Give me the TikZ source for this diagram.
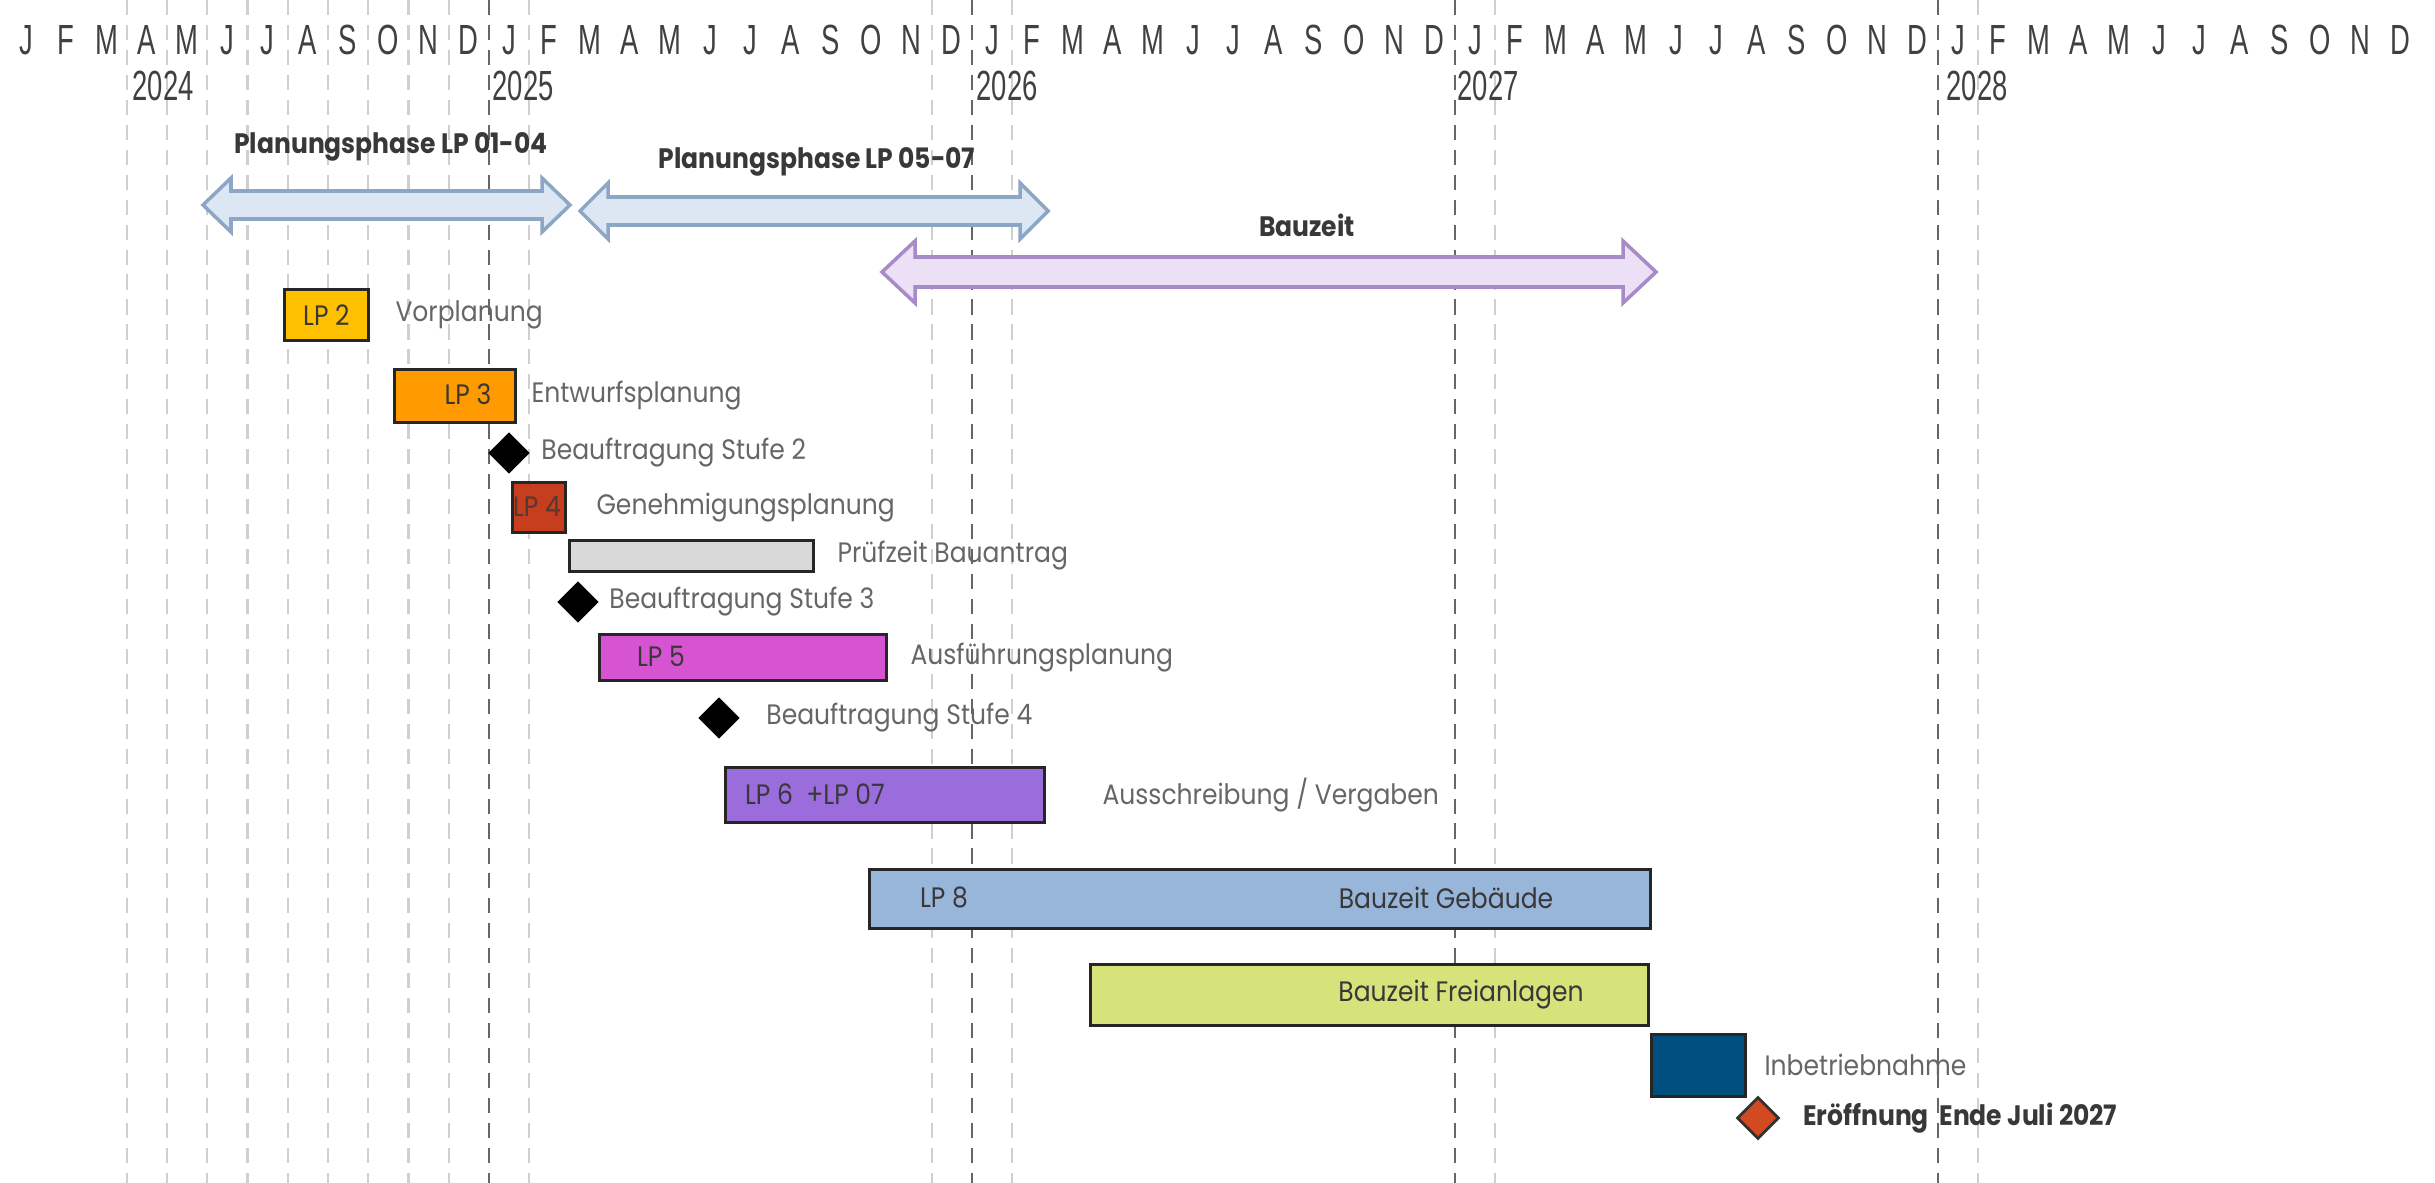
\documentclass[tikz,border=0pt]{standalone}
\usepackage{fontspec}
\setmainfont{Poppins}[FakeStretch=0.89]
\newfontfamily\monthfont[FakeStretch=0.65]{Liberation Sans}
\usetikzlibrary{positioning,shapes.geometric}
\definecolor{gLight}{HTML}{CFCFCF}
\definecolor{gDark}{HTML}{666666}
\definecolor{gText}{HTML}{404040}
\definecolor{gLbl}{HTML}{666666}
\definecolor{gIn}{HTML}{383838}
\definecolor{arrBlueF}{HTML}{DDE7F3}
\definecolor{arrBlueD}{HTML}{8CA6C6}
\definecolor{arrLilaF}{HTML}{EBE0F5}
\definecolor{arrLilaD}{HTML}{A68BC8}
\definecolor{cLPzwei}{HTML}{FFC000}
\definecolor{cLPdrei}{HTML}{FF9A00}
\definecolor{cLPvier}{HTML}{C63E1D}
\definecolor{cPruef}{HTML}{D9D9D9}
\definecolor{cLPfuenf}{HTML}{D654D2}
\definecolor{cLPsechs}{HTML}{9A6CDC}
\definecolor{cLPacht}{HTML}{98B5DA}
\definecolor{cFrei}{HTML}{D6E27A}
\definecolor{cInbetr}{HTML}{00507F}
\definecolor{cOpen}{HTML}{D24A1F}
\tikzset{
    month line/.style={gLight, line width=0.6pt, dash pattern=on 4.3pt off 2.8pt},
    year line/.style={gDark, line width=0.6pt, dash pattern=on 4.3pt off 2.8pt},
    month/.style={font=\monthfont\fontsize{12}{14}\selectfont, text=gText, inner sep=0pt},
    phase arrow/.style={line width=1pt, line join=miter},
    phase/.style={font=\bfseries\fontsize{8}{10}\selectfont, text=gIn, inner sep=0pt},
    bar/.style={draw=black!85, line width=0.8pt, inner sep=0pt, anchor=north west,
        font=\fontsize{8}{10}\selectfont, text=gIn},
    ms/.style={diamond, fill=black, inner sep=0pt, minimum size=4.2mm},
    lbl/.style={font=\fontsize{8}{10}\selectfont, text=gLbl, inner sep=0pt, anchor=west},
    inlbl/.style={font=\fontsize{8}{10}\selectfont, text=gIn, inner sep=0pt}
}

\begin{document}
\begin{tikzpicture}[x=0.1mm,y=-0.1mm]
\useasboundingbox (0,0) rectangle (2435,1183);
% month grid
\foreach \m in {3,...,11,13,...,23,25,...,35,37,...,47,49,...,59}
    \draw[month line] ({6+40.25*\m},0) -- ({6+40.25*\m},1183);
\foreach \m in {12,24,36,48}
    \draw[year line] ({6+40.25*\m},0) -- ({6+40.25*\m},1183);
\foreach \yr in {0,...,4}
    \foreach \l [count=\i from 0] in {J,F,M,A,M,J,J,A,S,O,N,D}
        \node[month] (mon-\yr-\i) at ({26+483*\yr+40.25*\i},40) {\l};
\node[month,anchor=west] (y2024) at (132,86) {2024};
\node[month,anchor=west] (y2025) at (492,86) {2025};
\node[month,anchor=west] (y2026) at (976,86) {2026};
\node[month,anchor=west] (y2027) at (1457,86) {2027};
\node[month,anchor=west] (y2028) at (1946,86) {2028};

% phases
\draw[phase arrow,draw=arrBlueD,fill=arrBlueF] (203,205) -- (231,178) -- (231,191) -- (542,191) -- (542,178) -- (570,205)
    -- (542,232) -- (542,219) -- (231,219) -- (231,232) -- cycle;
\draw[phase arrow,draw=arrBlueD,fill=arrBlueF] (580,211) -- (608,183) -- (608,197) -- (1020,197) -- (1020,183) -- (1048,211)
    -- (1020,239) -- (1020,225) -- (608,225) -- (608,239) -- cycle;
\draw[phase arrow,draw=arrLilaD,fill=arrLilaF] (882,272) -- (915,241) -- (915,257) -- (1623,257) -- (1623,241) -- (1656,272)
    -- (1623,303) -- (1623,287) -- (915,287) -- (915,303) -- cycle;
\node[phase] (ph1) at (391,147) {Planungsphase LP 01-04};
\node[phase] (ph2) at (817,162) {Planungsphase LP 05-07};
\node[phase] (bau) at (1307,225) {Bauzeit};

% tasks
\node[bar,fill=cLPzwei,minimum width=8.4mm,minimum height=5.1mm] (lp2) at (283,288) {LP 2};
\node[lbl,right=2.5mm of lp2] (lp2t) {Vorplanung};

\node[bar,fill=cLPdrei,minimum width=12.1mm,minimum height=5.3mm] (lp3) at (393,368) {};
\node[inlbl] (lp3i) at (468,394) {LP 3};
\node[lbl,right=1.4mm of lp3] (lp3t) {Entwurfsplanung};

\node[ms] (st2) at (509,453) {};
\node[lbl,right=1mm of st2] (st2t) {Beauftragung Stufe 2};

\node[bar,fill=cLPvier,minimum width=5.3mm,minimum height=5mm] (lp4) at (511,481) {};
\node[inlbl,text=gIn!80!cLPvier] (lp4i) at (537,506) {LP 4};
\node[lbl,right=2.9mm of lp4] (lp4t) {Genehmigungsplanung};

\node[bar,fill=cPruef,minimum width=24.4mm,minimum height=3.1mm] (pz) at (568,539) {};
\node[lbl,right=2.2mm of pz] (pzt) {Prüfzeit Bauantrag};

\node[ms] (st3) at (578,602) {};
\node[lbl,right=0.9mm of st3] (st3t) {Beauftragung Stufe 3};

\node[bar,fill=cLPfuenf,minimum width=28.7mm,minimum height=4.6mm] (lp5) at (598,633) {};
\node[inlbl] (lp5i) at (661,656) {LP 5};
\node[lbl,right=2.2mm of lp5] (lp5t) {Ausführungsplanung};

\node[ms] (st4) at (719,718) {};
\node[lbl,right=2.5mm of st4] (st4t) {Beauftragung Stufe 4};

\node[bar,fill=cLPsechs,minimum width=31.9mm,minimum height=5.5mm] (lp6) at (724,766) {};
\node[inlbl] (lp6i) at (815,794) {LP 6~ +LP 07};
\node[lbl,right=5.6mm of lp6] (lp6t) {Ausschreibung / Vergaben};

\node[bar,fill=cLPacht,minimum width=78.1mm,minimum height=5.9mm] (lp8) at (868,868) {};
\node[inlbl] (lp8i) at (944,897) {LP 8};
\node[inlbl] (lp8t) at (1446,898) {Bauzeit Gebäude};

\node[bar,fill=cFrei,minimum width=55.8mm,minimum height=6.1mm] (frei) at (1089,963) {};
\node[inlbl] (freit) at (1461,995) {Bauzeit Freianlagen};

\node[bar,fill=cInbetr,minimum width=9.4mm,minimum height=6.2mm] (inb) at (1650,1033) {};
\node[lbl,right=1.7mm of inb] (inbt) {Inbetriebnahme};

\node[ms,fill=cOpen,draw=black!80,line width=0.8pt] (open) at (1758,1118) {};
\node[lbl,right=2.2mm of open,text=gIn,font=\bfseries\fontsize{8}{10}\selectfont] (opent) {Eröffnung~~Ende Juli 2027};
\end{tikzpicture}
\end{document}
##########
What this task involves | Reproduce the full listing above verbatim, with no pictures included.

Finished answer |
Give me the TikZ source for this diagram.
\documentclass[tikz,border=0pt]{standalone}
\usepackage{fontspec}
\setmainfont{Poppins}[FakeStretch=0.89]
\newfontfamily\monthfont[FakeStretch=0.65]{Liberation Sans}
\usetikzlibrary{positioning,shapes.geometric}
\definecolor{gLight}{HTML}{CFCFCF}
\definecolor{gDark}{HTML}{666666}
\definecolor{gText}{HTML}{404040}
\definecolor{gLbl}{HTML}{666666}
\definecolor{gIn}{HTML}{383838}
\definecolor{arrBlueF}{HTML}{DDE7F3}
\definecolor{arrBlueD}{HTML}{8CA6C6}
\definecolor{arrLilaF}{HTML}{EBE0F5}
\definecolor{arrLilaD}{HTML}{A68BC8}
\definecolor{cLPzwei}{HTML}{FFC000}
\definecolor{cLPdrei}{HTML}{FF9A00}
\definecolor{cLPvier}{HTML}{C63E1D}
\definecolor{cPruef}{HTML}{D9D9D9}
\definecolor{cLPfuenf}{HTML}{D654D2}
\definecolor{cLPsechs}{HTML}{9A6CDC}
\definecolor{cLPacht}{HTML}{98B5DA}
\definecolor{cFrei}{HTML}{D6E27A}
\definecolor{cInbetr}{HTML}{00507F}
\definecolor{cOpen}{HTML}{D24A1F}
\tikzset{
    month line/.style={gLight, line width=0.6pt, dash pattern=on 4.3pt off 2.8pt},
    year line/.style={gDark, line width=0.6pt, dash pattern=on 4.3pt off 2.8pt},
    month/.style={font=\monthfont\fontsize{12}{14}\selectfont, text=gText, inner sep=0pt},
    phase arrow/.style={line width=1pt, line join=miter},
    phase/.style={font=\bfseries\fontsize{8}{10}\selectfont, text=gIn, inner sep=0pt},
    bar/.style={draw=black!85, line width=0.8pt, inner sep=0pt, anchor=north west,
        font=\fontsize{8}{10}\selectfont, text=gIn},
    ms/.style={diamond, fill=black, inner sep=0pt, minimum size=4.2mm},
    lbl/.style={font=\fontsize{8}{10}\selectfont, text=gLbl, inner sep=0pt, anchor=west},
    inlbl/.style={font=\fontsize{8}{10}\selectfont, text=gIn, inner sep=0pt}
}

\begin{document}
\begin{tikzpicture}[x=0.1mm,y=-0.1mm]
\useasboundingbox (0,0) rectangle (2435,1183);
% month grid
\foreach \m in {3,...,11,13,...,23,25,...,35,37,...,47,49,...,59}
    \draw[month line] ({6+40.25*\m},0) -- ({6+40.25*\m},1183);
\foreach \m in {12,24,36,48}
    \draw[year line] ({6+40.25*\m},0) -- ({6+40.25*\m},1183);
\foreach \yr in {0,...,4}
    \foreach \l [count=\i from 0] in {J,F,M,A,M,J,J,A,S,O,N,D}
        \node[month] (mon-\yr-\i) at ({26+483*\yr+40.25*\i},40) {\l};
\node[month,anchor=west] (y2024) at (132,86) {2024};
\node[month,anchor=west] (y2025) at (492,86) {2025};
\node[month,anchor=west] (y2026) at (976,86) {2026};
\node[month,anchor=west] (y2027) at (1457,86) {2027};
\node[month,anchor=west] (y2028) at (1946,86) {2028};

% phases
\draw[phase arrow,draw=arrBlueD,fill=arrBlueF] (203,205) -- (231,178) -- (231,191) -- (542,191) -- (542,178) -- (570,205)
    -- (542,232) -- (542,219) -- (231,219) -- (231,232) -- cycle;
\draw[phase arrow,draw=arrBlueD,fill=arrBlueF] (580,211) -- (608,183) -- (608,197) -- (1020,197) -- (1020,183) -- (1048,211)
    -- (1020,239) -- (1020,225) -- (608,225) -- (608,239) -- cycle;
\draw[phase arrow,draw=arrLilaD,fill=arrLilaF] (882,272) -- (915,241) -- (915,257) -- (1623,257) -- (1623,241) -- (1656,272)
    -- (1623,303) -- (1623,287) -- (915,287) -- (915,303) -- cycle;
\node[phase] (ph1) at (391,147) {Planungsphase LP 01-04};
\node[phase] (ph2) at (817,162) {Planungsphase LP 05-07};
\node[phase] (bau) at (1307,225) {Bauzeit};

% tasks
\node[bar,fill=cLPzwei,minimum width=8.4mm,minimum height=5.1mm] (lp2) at (283,288) {LP 2};
\node[lbl,right=2.5mm of lp2] (lp2t) {Vorplanung};

\node[bar,fill=cLPdrei,minimum width=12.1mm,minimum height=5.3mm] (lp3) at (393,368) {};
\node[inlbl] (lp3i) at (468,394) {LP 3};
\node[lbl,right=1.4mm of lp3] (lp3t) {Entwurfsplanung};

\node[ms] (st2) at (509,453) {};
\node[lbl,right=1mm of st2] (st2t) {Beauftragung Stufe 2};

\node[bar,fill=cLPvier,minimum width=5.3mm,minimum height=5mm] (lp4) at (511,481) {};
\node[inlbl,text=gIn!80!cLPvier] (lp4i) at (537,506) {LP 4};
\node[lbl,right=2.9mm of lp4] (lp4t) {Genehmigungsplanung};

\node[bar,fill=cPruef,minimum width=24.4mm,minimum height=3.1mm] (pz) at (568,539) {};
\node[lbl,right=2.2mm of pz] (pzt) {Prüfzeit Bauantrag};

\node[ms] (st3) at (578,602) {};
\node[lbl,right=0.9mm of st3] (st3t) {Beauftragung Stufe 3};

\node[bar,fill=cLPfuenf,minimum width=28.7mm,minimum height=4.6mm] (lp5) at (598,633) {};
\node[inlbl] (lp5i) at (661,656) {LP 5};
\node[lbl,right=2.2mm of lp5] (lp5t) {Ausführungsplanung};

\node[ms] (st4) at (719,718) {};
\node[lbl,right=2.5mm of st4] (st4t) {Beauftragung Stufe 4};

\node[bar,fill=cLPsechs,minimum width=31.9mm,minimum height=5.5mm] (lp6) at (724,766) {};
\node[inlbl] (lp6i) at (815,794) {LP 6~ +LP 07};
\node[lbl,right=5.6mm of lp6] (lp6t) {Ausschreibung / Vergaben};

\node[bar,fill=cLPacht,minimum width=78.1mm,minimum height=5.9mm] (lp8) at (868,868) {};
\node[inlbl] (lp8i) at (944,897) {LP 8};
\node[inlbl] (lp8t) at (1446,898) {Bauzeit Gebäude};

\node[bar,fill=cFrei,minimum width=55.8mm,minimum height=6.1mm] (frei) at (1089,963) {};
\node[inlbl] (freit) at (1461,995) {Bauzeit Freianlagen};

\node[bar,fill=cInbetr,minimum width=9.4mm,minimum height=6.2mm] (inb) at (1650,1033) {};
\node[lbl,right=1.7mm of inb] (inbt) {Inbetriebnahme};

\node[ms,fill=cOpen,draw=black!80,line width=0.8pt] (open) at (1758,1118) {};
\node[lbl,right=2.2mm of open,text=gIn,font=\bfseries\fontsize{8}{10}\selectfont] (opent) {Eröffnung~~Ende Juli 2027};
\end{tikzpicture}
\end{document}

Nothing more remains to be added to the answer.